Is there always a pure strategy to be the best response to a mixed strategy in a two-player zero-sum game?

Question

The game is characterized by a matrix M. In this game, the player chooses the row $i$ of $M$, and the adversary chooses the column $j$ of $M$. They make their decisions simultaneously.

Suppose the player chooses a row from some distribution $p$ which is known to the adversary. Then the adversary wants to choose a distribution $q^\*$ so as to maximize its expected reward, denoted as $q^\*=argmax_{q}\mathbb{E}_{i\in p,j\in q}[M(i,j)]$.

In my view: the best response to a mixed strategy should also be a mixed strategy. But I read one book which states that any column $j$ would maximize this reward too. Namely, $max_{q}\mathbb{E}_{i\in p,j\in q}[M(i,j)] = max_{j}\mathbb{E}_{i\in p}[M(i,j)]$.

This is my question: Is there always a pure strategy to be the best response to a mixed strategy in a two-player zero-sum game? Or in any more general setting? If possible, please provide the references.

Thanks!

Answer 1

Thanks to Mihaild's answer and these helpful comments! Let me try to answer this question.

Given the player's mixed strategy $p$, suppose the adversary's mixed strategy is $q$, then the expected reward he can get is $E_{i\in p,j\in q}(M(i,j))=\sum_{i,j}p_i q_j M(i,j)=\sum_j q_j(\sum_i p_i M(i,j))=\sum_j p_j E_{i \in p}(M(i,j))$. We denote $E_{i \in p}(M(i,j))$ as $M(p,j)$.

There is definitely a relative order on $j$ according to $M(p,j)$. For example, $M(p,j_0)<M(p,j_1)<\dots<M(p,j_m)$. Since the adversary aims to maximize the expected reward, he would better assign probability $q_{j_m}=1$ to $j_m$.
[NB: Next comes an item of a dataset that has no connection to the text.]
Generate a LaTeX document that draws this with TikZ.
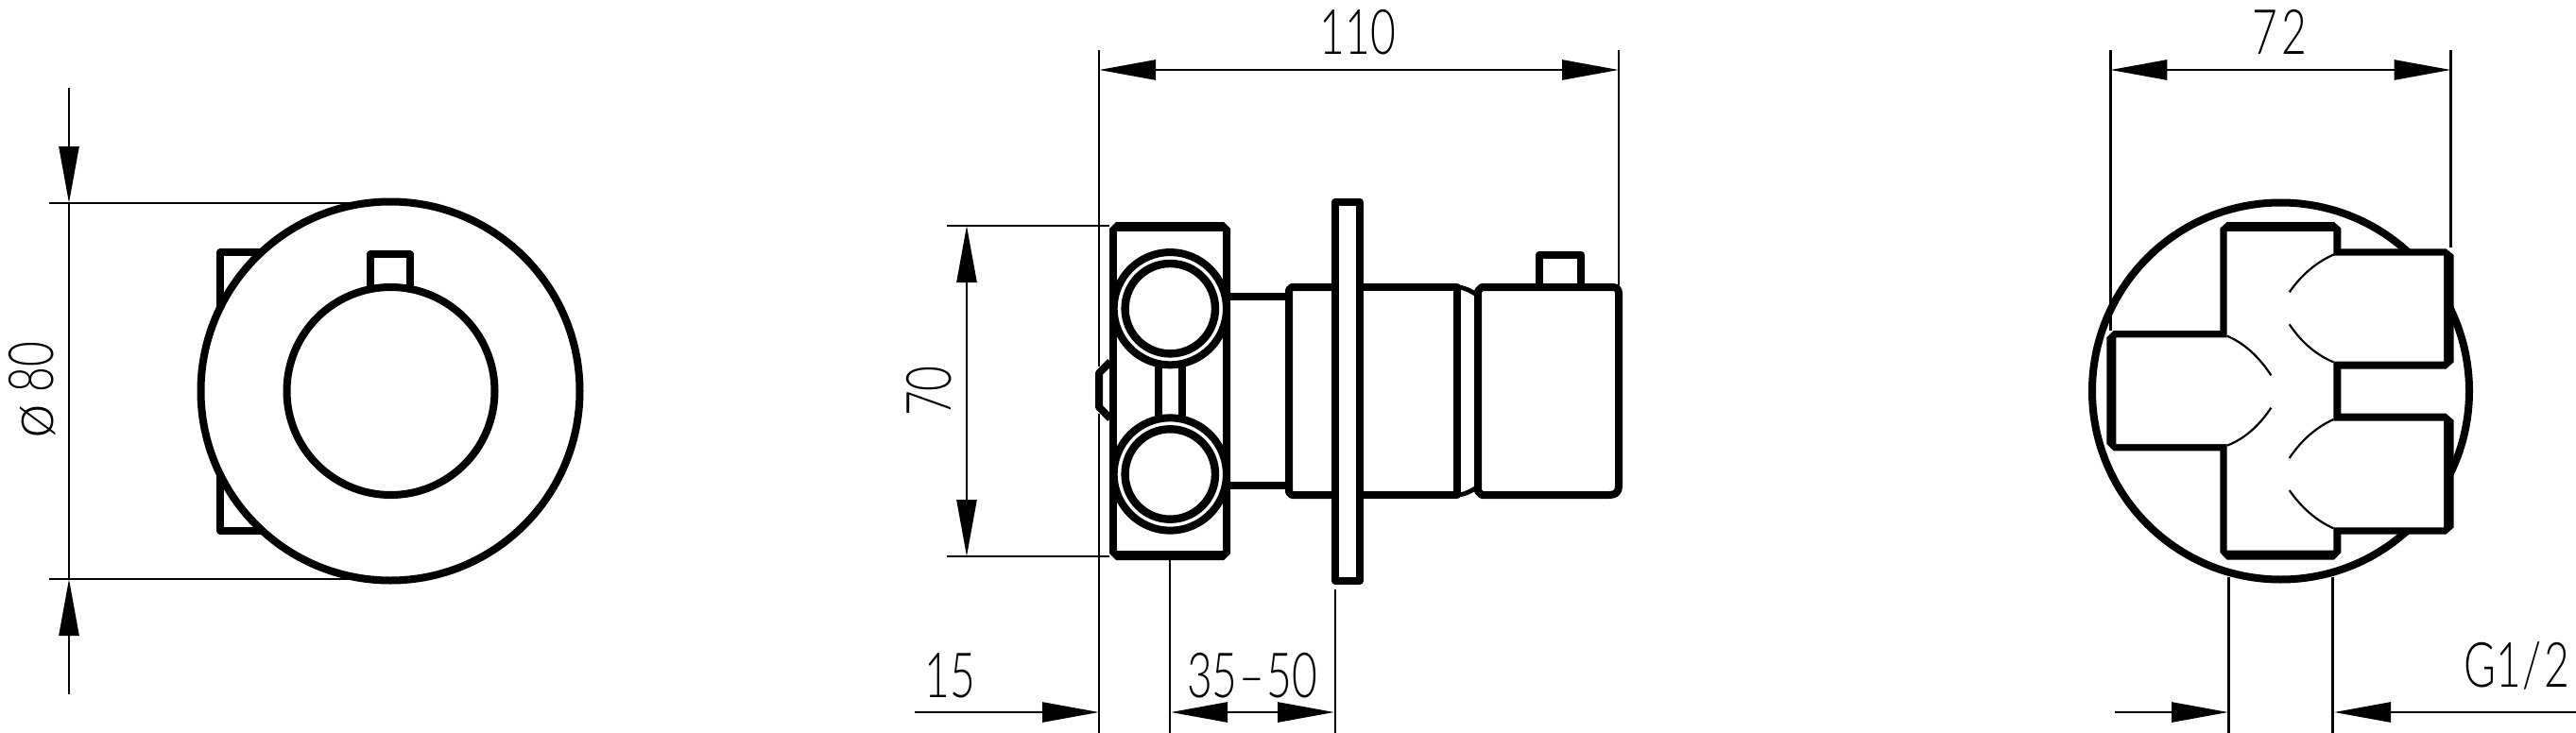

Besides, there always exists a set $J$ such that $\forall j^*\in J,\forall j,M(p,j^*)\geq M(p,j)$, and the size of set $|J|\geq 1$. And $\forall j^*_1,j^*_2 \in J, M(p,j^*_1)=M(p,j^*_2)$. Thus, the best response to $p$ can be arbitrary distribution over the set $J$, no matter a distribution (mix strategy) or a pure strategy. And at least one pure strategy exists.

Answer 2

If player has a fixed mixed strategy, and adversary has a best response to it, then any active (having non-zero probability) pure strategy should be the best response to it.

It follows from simple fact that expected reward from a mixed strategy is convex combination of expected rewards from active pure strategies with weights equal to probabilities. And if some of active pure strategies has lower expected reward than other, then, by dropping this pure strategy in favour of other with greater expected reward, adversary increases their reward.

In formulas, $E_{i \in p, j \in q} M(i, j) = \sum_j p_q(j) \cdot E_{i \in p} M(i, j)$ (where $p_q(j)$ is probability $q$ assigns to $j$), and, if we have $p_q(j_0) > 0$, $E_{i \in p} M(i, j_0) < E_{i \in p, j \in q} M(i, j)$, then for some $j_1$ we necessary have $E_{i \in p} M(i, j_1) > E_{i \in p, j \in q} M(i, j)$ and thus strategy $q'$ s.t. $$p_{q'}(j) = \begin{cases} 0,& j = j_0\\ p_q(j_0) + p_q(j_1),&j = j_1\\ p_q(j) \end{cases}$$ gives reward higher than $q$ by value $p_q(j_0) \cdot (E_{i \in p} M(i, j_1) - E_{i \in p} M(i, j_0))$.

So, as no active pure strategy gives reward lower than expected reward for mixed strategy, all active pure strategies give the same reward as the mixed (if it's best response), and so are best responses themselves.

Note, however, that if player playing $p$ and adversary playing $q$ is Nash equilibria, it's not necessary that player playing $p$ and adversary playing some pure strategy active in $q$ is Nash equilibria.